GIVEN INSTRUCTION: Leave out all pictures. Return exactly the lines from the top of the material through the line containing "ax.set_facecolor('white')".

[START OF PROVIDED DATA]

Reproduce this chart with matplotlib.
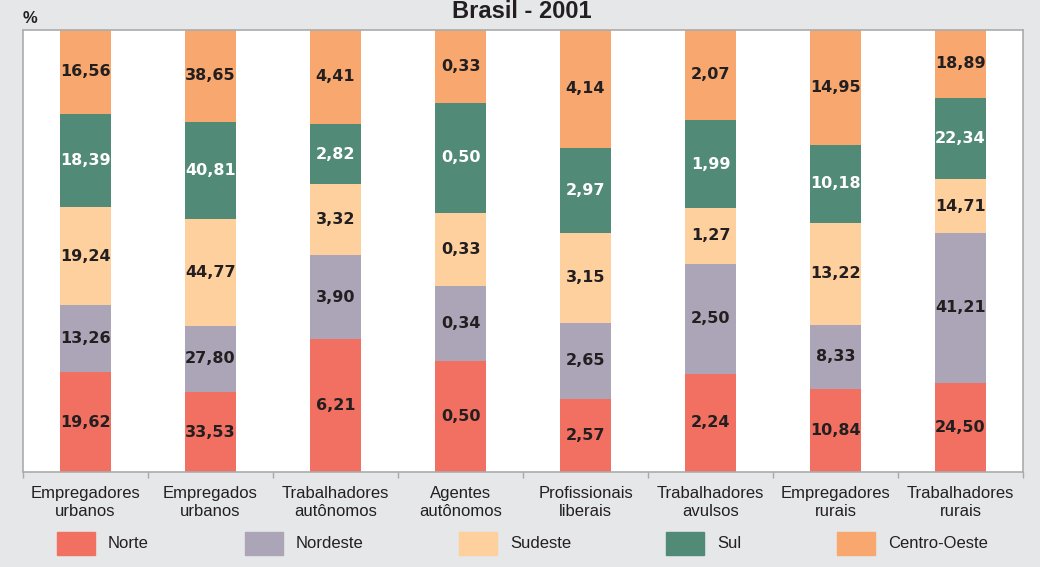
import matplotlib.pyplot as plt
import matplotlib.patches as mpatches
import numpy as np

# Brasil - 2001, participação por região (%)
categorias = ['Empregadores\nurbanos', 'Empregados\nurbanos', 'Trabalhadores\nautônomos',
              'Agentes\nautônomos', 'Profissionais\nliberais', 'Trabalhadores\navulsos',
              'Empregadores\nrurais', 'Trabalhadores\nrurais']
regioes = ['Norte', 'Nordeste', 'Sudeste', 'Sul', 'Centro-Oeste']

norte = [19.62, 33.53, 6.21, 0.50, 2.57, 2.24, 10.84, 24.50]
nordeste = [13.26, 27.80, 3.90, 0.34, 2.65, 2.50, 8.33, 41.21]
sudeste = [19.24, 44.77, 3.32, 0.33, 3.15, 1.27, 13.22, 14.71]
sul = [18.39, 40.81, 2.82, 0.50, 2.97, 1.99, 10.18, 22.34]
centro_oeste = [16.56, 38.65, 4.41, 0.33, 4.14, 2.07, 14.95, 18.89]

cores = ['#F27061', '#ACA5B8', '#FED09E', '#518A76', '#F8A86F']
cor_texto = ['#231F20', '#231F20', '#231F20', 'white', '#231F20']
fundo = '#E6E7E9'
escuro = '#231F20'

series = np.array([norte, nordeste, sudeste, sul, centro_oeste])
pct = series / series.sum(axis=0) * 100

fig = plt.figure(figsize=(10.4, 5.67), dpi=100, facecolor=fundo)
ax = fig.add_axes([23 / 1040, 95 / 567, 1000 / 1040, 442.5 / 567])
ax.set_facecolor('white')

x = np.arange(len(categorias))
base = np.zeros(len(categorias))
for i, reg in enumerate(regioes):
    ax.bar(x, pct[i], 0.41, bottom=base, color=cores[i], label=reg)
    for j in range(len(categorias)):
        ax.text(x[j], base[j] + pct[i][j] / 2, f'{series[i][j]:.2f}'.replace('.', ','),
                ha='center', va='center', fontsize=11.5, fontweight='bold',
                family='DejaVu Sans', color=cor_texto[i])
    base += pct[i]

ax.set_xlim(-0.5, len(categorias) - 0.5)
ax.set_ylim(0, 100)
ax.set_yticks([])
ax.set_xticks(x)
ax.set_xticklabels(categorias, fontsize=12, family='Liberation Sans', color=escuro,
                   linespacing=1.25)
ax.tick_params(axis='x', which='major', length=0, pad=10)
ax.set_xticks(np.arange(-0.5, len(categorias)), minor=True)
ax.tick_params(axis='x', which='minor', length=4, color='#A9A9A9', width=1)
for s in ax.spines.values():
    s.set_color('#ABABAB')
    s.set_linewidth(1.2)

fig.text(522 / 1040, 1 - 18 / 567, 'Brasil - 2001', ha='center', va='baseline',
         fontsize=17, fontweight='bold', family='Liberation Sans', color=escuro)
fig.text(23 / 1040, 1 - 23 / 567, '%', ha='left', va='baseline',
         fontsize=12, fontweight='bold', family='Liberation Sans', color=escuro)

# legenda
leg_x = [57, 245, 459, 666, 837]
for i, reg in enumerate(regioes):
    fig.add_artist(mpatches.Rectangle((leg_x[i] / 1040, 1 - 555 / 567), 38 / 1040, 23 / 567,
                                      transform=fig.transFigure, color=cores[i]))
    fig.text((leg_x[i] + 51) / 1040, 1 - 544 / 567, reg, ha='left', va='center',
             fontsize=12, family='Liberation Sans', color=escuro)

fig.savefig('out.png', dpi=100, facecolor=fundo)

[END OF PROVIDED DATA]

OUTPUT OF THE EXERCISE:
Reproduce this chart with matplotlib.
import matplotlib.pyplot as plt
import matplotlib.patches as mpatches
import numpy as np

# Brasil - 2001, participação por região (%)
categorias = ['Empregadores\nurbanos', 'Empregados\nurbanos', 'Trabalhadores\nautônomos',
              'Agentes\nautônomos', 'Profissionais\nliberais', 'Trabalhadores\navulsos',
              'Empregadores\nrurais', 'Trabalhadores\nrurais']
regioes = ['Norte', 'Nordeste', 'Sudeste', 'Sul', 'Centro-Oeste']

norte = [19.62, 33.53, 6.21, 0.50, 2.57, 2.24, 10.84, 24.50]
nordeste = [13.26, 27.80, 3.90, 0.34, 2.65, 2.50, 8.33, 41.21]
sudeste = [19.24, 44.77, 3.32, 0.33, 3.15, 1.27, 13.22, 14.71]
sul = [18.39, 40.81, 2.82, 0.50, 2.97, 1.99, 10.18, 22.34]
centro_oeste = [16.56, 38.65, 4.41, 0.33, 4.14, 2.07, 14.95, 18.89]

cores = ['#F27061', '#ACA5B8', '#FED09E', '#518A76', '#F8A86F']
cor_texto = ['#231F20', '#231F20', '#231F20', 'white', '#231F20']
fundo = '#E6E7E9'
escuro = '#231F20'

series = np.array([norte, nordeste, sudeste, sul, centro_oeste])
pct = series / series.sum(axis=0) * 100

fig = plt.figure(figsize=(10.4, 5.67), dpi=100, facecolor=fundo)
ax = fig.add_axes([23 / 1040, 95 / 567, 1000 / 1040, 442.5 / 567])
ax.set_facecolor('white')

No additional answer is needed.